Arrimadas was elected as a member of the Parliament of Catalonia in the 2012 Catalan regional election. She became the spokeswoman of Citizens in Catalonia in 2015, substituting Jordi Cañas, who resigned due to being indicted for alleged tax fraud. That same year, she was selected leader of the party for the Catalan elections which were held on 27 September. Citizens in Catalonia gained 17.9% of the votes, increasing their representation from 9 to 25 seats, obtaining the greatest anti-independence single party representation and became the party Leader of the Opposition of the Catalan parliament. In September 2017, Arrimadas reported to police a Catalan female who threatened her with gang rape for opposing independence; the woman received a four-month suspended jail sentence.

The party under Arrimadas secured the most seats in the 2017 election under a single party, but the pro-independence parties retained a narrow majority of seats in the Parliament of Catalonia. During the campaign for the elections of Catalonia in 2017, a hoax was popularized alleging Arrimadas' father was a Francoist secret agent. The cousin of his father was the one in a relevant position as a Francoist governor.
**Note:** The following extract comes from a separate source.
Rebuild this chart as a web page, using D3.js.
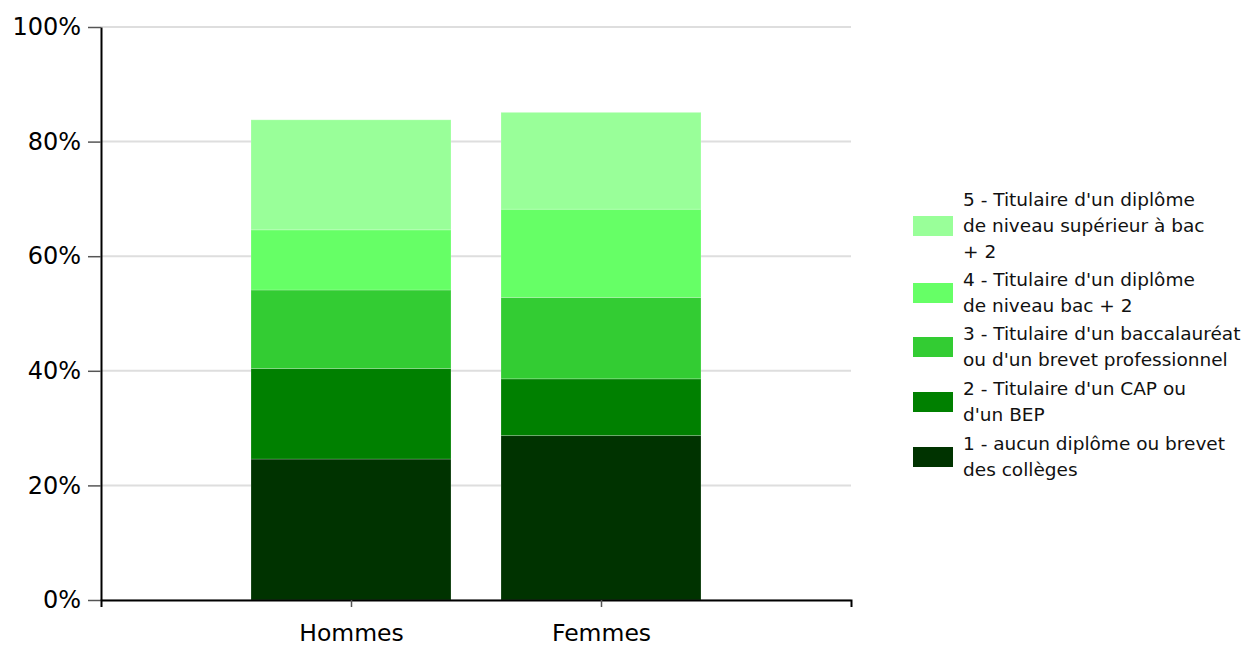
<!DOCTYPE html>
<html>
<head>
<meta charset="utf-8">
<script src="https://cdn.jsdelivr.net/npm/d3@7/dist/d3.min.js"></script>
<style>
  html, body { margin: 0; padding: 0; background: #fff; }
  svg { display: block; font-family: "DejaVu Sans", Verdana, sans-serif; }
</style>
</head>
<body>
<svg id="chart" width="1242" height="646"></svg>
<script>
// Groups on the x axis
const categories = ["Hommes", "Femmes"];

// Diploma levels, bottom of the stack first
const levels = [
  "1 - aucun diplôme ou brevet des collèges",
  "2 - Titulaire d'un CAP ou d'un BEP",
  "3 - Titulaire d'un baccalauréat ou d'un brevet professionnel",
  "4 - Titulaire d'un diplôme de niveau bac + 2",
  "5 - Titulaire d'un diplôme de niveau supérieur à bac + 2"
];

// Legend text, already broken into lines
const legendLines = [
  ["1 - aucun diplôme ou brevet", "des collèges"],
  ["2 - Titulaire d'un CAP ou", "d'un BEP"],
  ["3 - Titulaire d'un baccalauréat", "ou d'un brevet professionnel"],
  ["4 - Titulaire d'un diplôme", "de niveau bac + 2"],
  ["5 - Titulaire d'un diplôme", "de niveau supérieur à bac", "+ 2"]
];

// Share of each level (%), one array per level, in the order of categories
const level1 = [24.6, 28.7];
const level2 = [15.8, 9.9];
const level3 = [13.7, 14.2];
const level4 = [10.5, 15.4];
const level5 = [19.2, 16.9];

const colors = ["#003300", "#008000", "#33cc33", "#66ff66", "#99ff99"];

const yTicks = [0, 20, 40, 60, 80, 100];

const seriesValues = [level1, level2, level3, level4, level5];
const rows = categories.map((c, i) => {
  const r = { category: c };
  levels.forEach((l, k) => { r[l] = seriesValues[k][i]; });
  return r;
});
const stacked = d3.stack().keys(levels)(rows);

const svg = d3.select("#chart");
const plotLeft = 101, plotRight = 851, plotTop = 27, plotBottom = 600;

const x = d3.scalePoint().domain(categories).range([plotLeft, plotRight]).padding(1);
const barWidth = x.step() * 0.8;
const y = d3.scaleLinear().domain([0, 100]).range([plotBottom, plotTop]);
const color = d3.scaleOrdinal().domain(levels).range(colors);

// Horizontal gridlines
svg.append("g")
  .selectAll("line")
  .data(yTicks)
  .join("line")
  .attr("x1", plotLeft).attr("x2", plotRight)
  .attr("y1", d => y(d)).attr("y2", d => y(d))
  .attr("stroke", "#dedede")
  .attr("stroke-width", 2);

// Stacked bars
svg.append("g")
  .selectAll("g")
  .data(stacked)
  .join("g")
  .attr("fill", d => color(d.key))
  .selectAll("rect")
  .data(d => d)
  .join("rect")
  .attr("x", d => x(d.data.category) - barWidth / 2)
  .attr("width", barWidth)
  .attr("y", d => y(d[1]))
  .attr("height", d => y(d[0]) - y(d[1]))
  .attr("stroke", "#ffffff")
  .attr("stroke-opacity", 0.2)
  .attr("stroke-width", 1);

// Y axis
const yAxis = svg.append("g")
  .attr("transform", `translate(${plotLeft},0)`)
  .call(d3.axisLeft(y).tickValues(yTicks).tickFormat(d => d + "%").tickSize(13).tickSizeOuter(0).tickPadding(7));
yAxis.select(".domain").attr("stroke", "#000").attr("stroke-width", 2);
yAxis.selectAll(".tick line").attr("stroke", "#555").attr("stroke-width", 1.5);
yAxis.selectAll(".tick text")
  .attr("font-size", 24)
  .attr("fill", "#000")
  .attr("font-family", "DejaVu Sans, sans-serif");

// X axis
const xAxis = svg.append("g")
  .attr("transform", `translate(0,${plotBottom})`)
  .call(d3.axisBottom(x).tickSize(7).tickSizeOuter(7).tickPadding(17));
xAxis.select(".domain").attr("stroke", "#000").attr("stroke-width", 2);
xAxis.selectAll(".tick line").attr("stroke", "#555").attr("stroke-width", 1.5);
xAxis.selectAll(".tick text")
  .attr("font-size", 23.5)
  .attr("fill", "#000")
  .attr("font-family", "DejaVu Sans, sans-serif");

// Legend, highest level on top
const legendCenters = [457, 402, 347, 293, 226];
const lineHeight = 26;
const legend = svg.append("g").attr("class", "legend");
levels.forEach((l, k) => {
  const cy = legendCenters[k];
  legend.append("rect")
    .attr("x", 913).attr("y", cy - 10)
    .attr("width", 40).attr("height", 20)
    .attr("fill", color(l));
  const lines = legendLines[k];
  const t = legend.append("text")
    .attr("x", 963)
    .attr("font-size", 18.5)
    .attr("fill", "#111");
  lines.forEach((s, j) => {
    t.append("tspan")
      .attr("x", 963)
      .attr("y", cy + (j - (lines.length - 1) / 2) * lineHeight)
      .attr("dy", "0.35em")
      .text(s);
  });
});
</script>
</body>
</html>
In 2018, she denied that the Catalonia president Lluís Companys was executed by the Spanish state, stating that Companys was executed by a Francoist, fascist regime, not by the Spanish state.

===Congress of Deputies===
In 2019, Prime Minister Pedro Sánchez dissolved the Cortes Generales in response to a budget defeat. In response to the snap election, Arrimadas announced she would run for a seat in the Cortes Generales with senator Lorena Roldán as party spokesperson in the Catalan Parliament and Carlos Carrizosa as leader. In the April 2019 election, Citizens list obtained 12.0% of the vote and 4 seats out of 32, one of which went to Arrimadas. In the November 2019 election, the party's vote share fell to 6.0% and 2 seats, but Arrimadas nevertheless managed to retain hers and remained a member of the Chamber of Deputies.

On 8 March 2020, Arrimadas was voted leader of Citizens, obtaining 76.9% of the vote in a three-way race.

==Personal life==
On 30 July 2016, Arrimadas married Xavier Cima, a former Catalan MP and municipal councillor in Ripoll for the pro-independence Democratic Convergence of Catalonia, at an estate in Jerez de la Frontera. Cima then left politics to work for Kreab in Madrid. Their son Álex was born in May 2020. In a September 2021 post on Instagram, Arrimadas announced that she was pregnant with her second child. Their second son Marc was born in March 2022.

Arrimadas divorced Cima in 2023, and is currently in a relationship with Guillermo Díaz Gómez, a former Citizens deputy.